İslam Düşünce Enstitüsü Başkanı Prof. Dr. Mehmet Görmez, son yıllarda bazı isimler ve odaklar tarafından tartışmalı bir konu haline getirilmeye çalışılan başörtüsü ve hicap konusuyla ilgili, “İslam’da Örtünmenin Felsefesi ve Yeniden Temellendirilmesi” başlıklı bir konuşma gerçekleştirdi.
İslam Düşünce Enstitüsü’nün Youtube hesabından paylaşılan konuşmada Prof. Dr. Mehmet Görmez, modernleşme, küreselleşme ve dijitalleşmenin bu konuda bir baskı ortaya çıkardığını bununla birlikte Müslümanların da İslam’da kadın ve örtünme meselesini doğru temeller üzerine inşa edip izah etmekte zayıf kaldıklarını vurguladı.

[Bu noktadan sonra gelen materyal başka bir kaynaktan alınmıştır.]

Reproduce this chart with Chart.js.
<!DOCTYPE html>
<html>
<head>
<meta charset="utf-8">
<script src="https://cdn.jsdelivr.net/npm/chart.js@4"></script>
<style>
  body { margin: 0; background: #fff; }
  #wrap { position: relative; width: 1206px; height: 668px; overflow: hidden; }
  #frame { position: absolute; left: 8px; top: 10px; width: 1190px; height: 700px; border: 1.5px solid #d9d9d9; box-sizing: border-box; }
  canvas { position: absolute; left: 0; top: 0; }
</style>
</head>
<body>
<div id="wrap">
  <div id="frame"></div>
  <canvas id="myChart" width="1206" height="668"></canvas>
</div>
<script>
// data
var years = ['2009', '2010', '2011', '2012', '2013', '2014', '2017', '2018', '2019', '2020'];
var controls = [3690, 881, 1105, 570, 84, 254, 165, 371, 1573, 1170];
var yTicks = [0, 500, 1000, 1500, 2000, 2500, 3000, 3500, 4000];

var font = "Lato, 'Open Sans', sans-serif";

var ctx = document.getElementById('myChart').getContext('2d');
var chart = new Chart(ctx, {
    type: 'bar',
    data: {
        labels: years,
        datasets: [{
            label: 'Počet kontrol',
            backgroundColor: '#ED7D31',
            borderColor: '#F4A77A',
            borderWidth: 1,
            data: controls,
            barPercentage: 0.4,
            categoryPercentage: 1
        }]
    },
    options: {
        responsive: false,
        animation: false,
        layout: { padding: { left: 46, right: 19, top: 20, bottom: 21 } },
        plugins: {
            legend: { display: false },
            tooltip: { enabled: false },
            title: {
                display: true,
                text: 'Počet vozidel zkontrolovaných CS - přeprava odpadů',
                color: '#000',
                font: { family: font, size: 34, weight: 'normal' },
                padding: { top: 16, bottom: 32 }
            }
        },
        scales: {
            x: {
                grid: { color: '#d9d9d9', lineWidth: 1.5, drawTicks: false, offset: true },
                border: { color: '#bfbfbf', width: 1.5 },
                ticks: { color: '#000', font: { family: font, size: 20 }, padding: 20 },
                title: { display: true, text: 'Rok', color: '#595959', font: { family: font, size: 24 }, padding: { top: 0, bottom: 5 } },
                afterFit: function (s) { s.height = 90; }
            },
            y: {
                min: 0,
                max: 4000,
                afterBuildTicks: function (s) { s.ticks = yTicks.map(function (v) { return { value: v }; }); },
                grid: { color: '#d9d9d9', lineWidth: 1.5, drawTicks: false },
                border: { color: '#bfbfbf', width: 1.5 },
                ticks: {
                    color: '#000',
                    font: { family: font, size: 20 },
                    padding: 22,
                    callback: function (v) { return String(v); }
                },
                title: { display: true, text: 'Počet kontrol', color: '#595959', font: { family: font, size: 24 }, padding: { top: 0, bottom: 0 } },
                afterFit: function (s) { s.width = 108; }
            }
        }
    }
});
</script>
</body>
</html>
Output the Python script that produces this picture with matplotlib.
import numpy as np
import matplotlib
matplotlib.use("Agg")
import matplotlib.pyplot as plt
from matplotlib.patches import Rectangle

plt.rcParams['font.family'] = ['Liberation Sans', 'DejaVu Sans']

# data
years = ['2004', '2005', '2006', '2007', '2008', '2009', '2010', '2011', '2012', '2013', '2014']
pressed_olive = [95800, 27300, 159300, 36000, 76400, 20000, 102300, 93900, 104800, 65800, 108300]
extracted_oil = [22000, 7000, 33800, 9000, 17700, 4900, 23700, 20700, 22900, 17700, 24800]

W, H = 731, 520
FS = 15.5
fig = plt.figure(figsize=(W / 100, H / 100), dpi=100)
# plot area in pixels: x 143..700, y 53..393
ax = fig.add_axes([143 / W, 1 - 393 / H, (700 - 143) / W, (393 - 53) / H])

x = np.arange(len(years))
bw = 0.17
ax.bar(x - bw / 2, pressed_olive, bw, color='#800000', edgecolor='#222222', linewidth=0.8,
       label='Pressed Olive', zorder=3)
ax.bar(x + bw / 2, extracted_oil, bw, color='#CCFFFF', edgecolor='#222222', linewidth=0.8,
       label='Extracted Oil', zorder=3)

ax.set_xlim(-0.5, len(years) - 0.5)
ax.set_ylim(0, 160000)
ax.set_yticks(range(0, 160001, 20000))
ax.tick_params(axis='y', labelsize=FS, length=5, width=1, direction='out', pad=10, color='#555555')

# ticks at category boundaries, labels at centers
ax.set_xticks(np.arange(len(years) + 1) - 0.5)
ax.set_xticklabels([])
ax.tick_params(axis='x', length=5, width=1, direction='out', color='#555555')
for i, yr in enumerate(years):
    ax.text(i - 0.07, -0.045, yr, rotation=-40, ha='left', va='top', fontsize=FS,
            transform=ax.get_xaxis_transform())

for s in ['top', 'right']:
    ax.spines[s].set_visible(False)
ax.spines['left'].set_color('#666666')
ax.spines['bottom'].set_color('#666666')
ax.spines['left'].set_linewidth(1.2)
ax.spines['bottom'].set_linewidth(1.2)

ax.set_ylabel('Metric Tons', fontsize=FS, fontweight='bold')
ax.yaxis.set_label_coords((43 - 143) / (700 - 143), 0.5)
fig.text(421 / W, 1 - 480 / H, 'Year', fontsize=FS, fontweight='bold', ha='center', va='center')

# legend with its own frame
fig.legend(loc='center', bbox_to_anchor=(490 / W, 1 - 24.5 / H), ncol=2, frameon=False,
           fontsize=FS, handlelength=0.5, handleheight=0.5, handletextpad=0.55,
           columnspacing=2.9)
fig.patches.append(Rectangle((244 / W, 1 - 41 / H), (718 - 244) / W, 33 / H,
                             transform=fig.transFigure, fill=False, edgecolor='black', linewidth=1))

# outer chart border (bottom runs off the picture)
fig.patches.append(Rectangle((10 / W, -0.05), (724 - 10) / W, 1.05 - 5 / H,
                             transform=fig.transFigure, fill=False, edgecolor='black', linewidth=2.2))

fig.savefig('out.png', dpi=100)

Örtünme meselesinin sadece kadınlara has bir durum olarak ele alınamayacağını, bu yaklaşımın konuyu kısır ve kültürel bir değerlendirmeyle sınırlandırmak olacağını söyleyen Görmez, konuyu şu 5 farklı açıdan ele almanın gerekli olduğunu vurguladı ve her birini izah etti.
1)Fıtri temellendirme
2)Kelami temellendirme
3)Fıkhi temellendirme
4)Ahlaki temellendirme
5)Estetik temellendirme
Görmez’in konuşmasından öne çıkan başlıklar şu şekilde:
“İslam’da örtünme, kadınların sadece yüzlerine ve vücutlarına ait değil, hürmetlerine ve hukuklarına dairdir. Örtünme, avret perdesi olarak emredilmemiş, şeref şiarı, ismet ridası yahut hürmet ihramı olarak farz kılınmıştır. İnsanlar arası ilişkiyi tanzimde örtünmenin maksadı kadını dört duvar arasına hapsetmek değildir. Bilakis kadının toplumsal, kamusal alanda var olmasını temindir. Her iki cinsin müşterek paylaştığı nezih bir hayatı inşadır.”
Örtüden Vazgeçmek Sadece Ondan Vazgeçmek Değildir
“Bugün örtünmekten vazgeçmek sadece örtüden vazgeçmek değildir. Çünkü örtünme Allah’a karşı derin saygının ifadesidir. Fıtratın güzelce dışavurumudur. Örtünme insana yerini hatırlatır, erdemli bir duruş kazandırır. Neden örtündüğümüzü bilmek gerekir. Allah’ın emrettiği diğer değerlere de sahip olmak gerekir.”
“Küresel Habituslara Boyun Eğmemeliyiz”
“İnsanlık tarihinde son yıllara kadar ağırlıklı olan habitus, yani bireyin davranışlarına yön veren kendimizi içinde bulduğumuz toplumsal hayat, örtünme yönündeyken modern zamanlarda bu habitus örtünmenin terkine ve bedenin teşhirine doğru evrilmiştir. Özgürlüğe düşkünüz, evet. Ama özgürlük, arzulara boyun eğmek, kalabalıklara uymak, herkesleşme değildir; bilakis küresel boyutta bize dayatılan habituslara teslim olmamaktır.”